The Barriers to Homeownership: Down Payments, Credit Access, and Affordability report provides data and commentary on three significant barriers to homeownership: saving for a down payment, accessing mortgage credit and housing affordability.
The report also offers information about down payment assistance programs which can help borrowers overcome that barrier. It includes an interactive map of the U.S. which allows users to compare 16 housing market factors, including homeownership programs, between states.
- The report analyzes the percentage of 2016 purchase mortgage originations that would have been eligible for potential down payment assistance programs. In New York City, for example, on average, homebuyers are eligible for eight homeownership programs with an average assistance of $13,484.
- More than half of renters state the down payment is the leading obstacle to homeownership.

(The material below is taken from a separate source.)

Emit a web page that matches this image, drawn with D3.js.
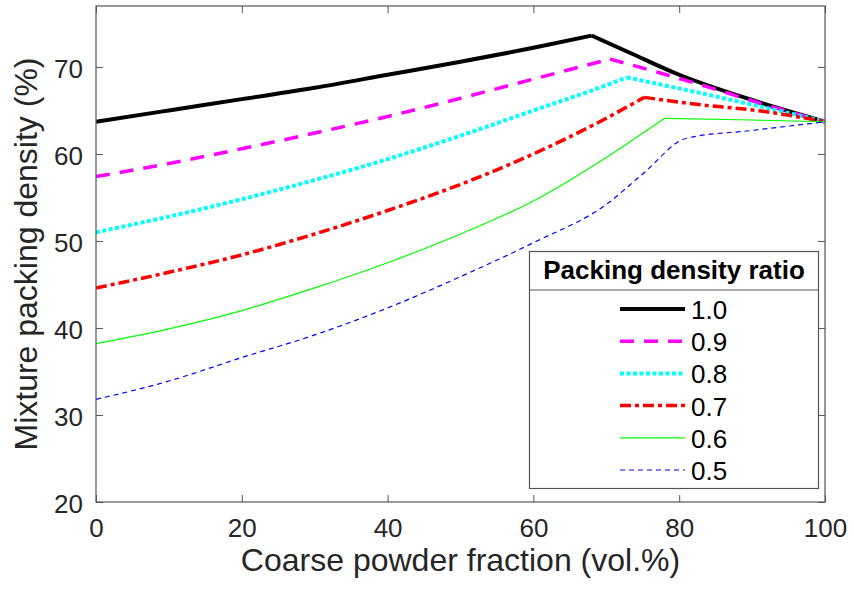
<!DOCTYPE html>
<html>
<head>
<meta charset="utf-8">
<script src="https://cdn.jsdelivr.net/npm/d3@7"></script>
<style>
  body { margin: 0; background: #fff; }
  text { font-family: "Liberation Sans", Arial, sans-serif; }
</style>
</head>
<body>
<svg id="grafico" width="854" height="590"></svg>
<script>
// Datos (fraccion gruesa en vol.%, densidad en %)
var ratios = ["1.0", "0.9", "0.8", "0.7", "0.6", "0.5"];
var colores = ["#000000", "#ff00ff", "#00ffff", "#ff0000", "#00ff00", "#0000ff"];

var x10 = [0, 10, 20, 30, 40, 50, 60, 68, 73.3, 80, 90, 100];
var y10 = [63.7, 65.0, 66.3, 67.6, 69.1, 70.6, 72.2, 73.6, 71.6, 69.1, 66.2, 63.7];

var x09 = [0, 10, 20, 30, 40, 50, 60, 70.5, 77.4, 84.7, 92, 100];
var y09 = [57.4, 58.9, 60.6, 62.4, 64.3, 66.4, 68.6, 70.9, 69.3, 67.5, 65.6, 63.7];

var x08 = [0, 10, 20, 30, 40, 50, 60, 70, 72.8, 80.1, 89.3, 100];
var y08 = [51.0, 52.8, 54.8, 57.0, 59.4, 62.1, 65.0, 67.9, 68.8, 67.5, 65.8, 63.7];

var x07 = [0, 10, 20, 30, 40, 50, 60, 70, 75.2, 82.4, 91.5, 100];
var y07 = [44.6, 46.4, 48.4, 50.8, 53.5, 56.5, 60.0, 64.1, 66.5, 65.7, 64.9, 63.7];

var x06 = [0, 10, 20, 30, 40, 50, 60, 70, 78, 90, 100];
var y06 = [38.2, 39.9, 42.0, 44.6, 47.5, 50.8, 54.6, 59.6, 64.1, 63.9, 63.7];

var x05 = [0, 10, 20, 30, 40, 50, 60, 70, 75, 81, 90, 100];
var y05 = [31.8, 33.9, 36.6, 39.2, 42.3, 45.9, 49.8, 54.2, 57.7, 61.8, 62.7, 63.7];

var xTicks = [0, 20, 40, 60, 80, 100];
var yTicks = [20, 30, 40, 50, 60, 70];

var seriesX = [x10, x09, x08, x07, x06, x05];
var seriesY = [y10, y09, y08, y07, y06, y05];

// estilo de cada curva (grosor y trazo)
var grosores = [4, 3.5, 4, 3.5, 1.2, 1.2];
var trazos = [null, "14,10", "4,2.5", "11,4,4,4", null, "5,4"];

var svg = d3.select("#grafico");
var izq = 96, der = 825, arriba = 6, abajo = 502;

var x = d3.scaleLinear().domain([0, 100]).range([izq, der]);
var y = d3.scaleLinear().domain([20, 77]).range([abajo, arriba]);

var gris = "#555";
var textoColor = "#262626";

// curvas: tramo ascendente y descendente por separado para conservar el pico
var linea = d3.line().x(d => x(d[0])).y(d => y(d[1])).curve(d3.curveMonotoneX);

seriesX.forEach(function (xs, i) {
  var pts = xs.map((v, j) => [v, seriesY[i][j]]);
  var pico = d3.maxIndex(pts, d => d[1]);
  var d = linea(pts.slice(0, pico + 1)) + linea(pts.slice(pico));
  svg.append("path")
    .attr("d", d)
    .attr("fill", "none")
    .attr("stroke", colores[i])
    .attr("stroke-width", grosores[i])
    .attr("stroke-dasharray", trazos[i])
    .attr("stroke-linejoin", "round");
});

// ejes con marcas hacia dentro
var ejeX = svg.append("g").attr("transform", "translate(0," + abajo + ")")
  .call(d3.axisBottom(x).tickValues(xTicks).tickSizeInner(-7).tickSizeOuter(0).tickPadding(17));
var ejeY = svg.append("g").attr("transform", "translate(" + izq + ",0)")
  .call(d3.axisLeft(y).tickValues(yTicks).tickSizeInner(-7).tickSizeOuter(0).tickPadding(13));
var ejeXsup = svg.append("g").attr("transform", "translate(0," + arriba + ")")
  .call(d3.axisTop(x).tickValues(xTicks).tickSizeInner(-7).tickSizeOuter(0).tickFormat(""));
var ejeYder = svg.append("g").attr("transform", "translate(" + der + ",0)")
  .call(d3.axisRight(y).tickValues(yTicks).tickSizeInner(-7).tickSizeOuter(0).tickFormat(""));

[ejeX, ejeY, ejeXsup, ejeYder].forEach(function (g) {
  g.select(".domain").remove();
  g.selectAll("line").attr("stroke", gris);
  g.selectAll("text").attr("fill", textoColor).style("font-size", "26px")
    .style("font-family", "Liberation Sans, Arial, sans-serif");
});
ejeY.selectAll("text").attr("dy", "0.42em");

svg.append("rect")
  .attr("x", izq).attr("y", arriba)
  .attr("width", der - izq).attr("height", abajo - arriba)
  .attr("fill", "none").attr("stroke", gris).attr("stroke-width", 1.2);

// titulos de ejes
svg.append("text")
  .attr("x", (izq + der) / 2).attr("y", 571)
  .attr("text-anchor", "middle")
  .style("font-size", "32px").attr("fill", textoColor)
  .text("Coarse powder fraction (vol.%)");

svg.append("text")
  .attr("transform", "translate(37," + (arriba + abajo) / 2 + ") rotate(-90)")
  .attr("text-anchor", "middle")
  .style("font-size", "32px").attr("fill", textoColor)
  .text("Mixture packing density (%)");

// leyenda
var ley = svg.append("g");
ley.append("rect")
  .attr("x", 529.5).attr("y", 251.5).attr("width", 289).attr("height", 237)
  .attr("fill", "#fff").attr("stroke", gris).attr("stroke-width", 1.2);
ley.append("line")
  .attr("x1", 529.5).attr("x2", 818.5).attr("y1", 290).attr("y2", 290)
  .attr("stroke", gris).attr("stroke-width", 1.2);
ley.append("text")
  .attr("x", 674).attr("y", 279)
  .attr("text-anchor", "middle")
  .style("font-size", "26px").style("font-weight", "bold").attr("fill", "#000")
  .text("Packing density ratio");

ratios.forEach(function (r, i) {
  var cy = 309 + i * 32.2;
  ley.append("line")
    .attr("x1", 620).attr("x2", 685).attr("y1", cy).attr("y2", cy)
    .attr("stroke", colores[i])
    .attr("stroke-width", grosores[i])
    .attr("stroke-dasharray", trazos[i]);
  ley.append("text")
    .attr("x", 691).attr("y", cy + 10)
    .style("font-size", "26px").attr("fill", "#000")
    .text(r);
});
</script>
</body>
</html>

- The median credit score for mortgages has increased 20 points over the past decade.
- Home price appreciation in the past five years and the recent increase in mortgage rates has brought national affordability back down to historical levels. Nationally, owning a home with a mortgage is more affordable than renting.
- We need to increase these programs’ visibility to ensure borrowers know about the assistance they could be getting.
- Educating consumers about low–down payment mortgages and down payment assistance is critical to ensuring homeownership is available to more families.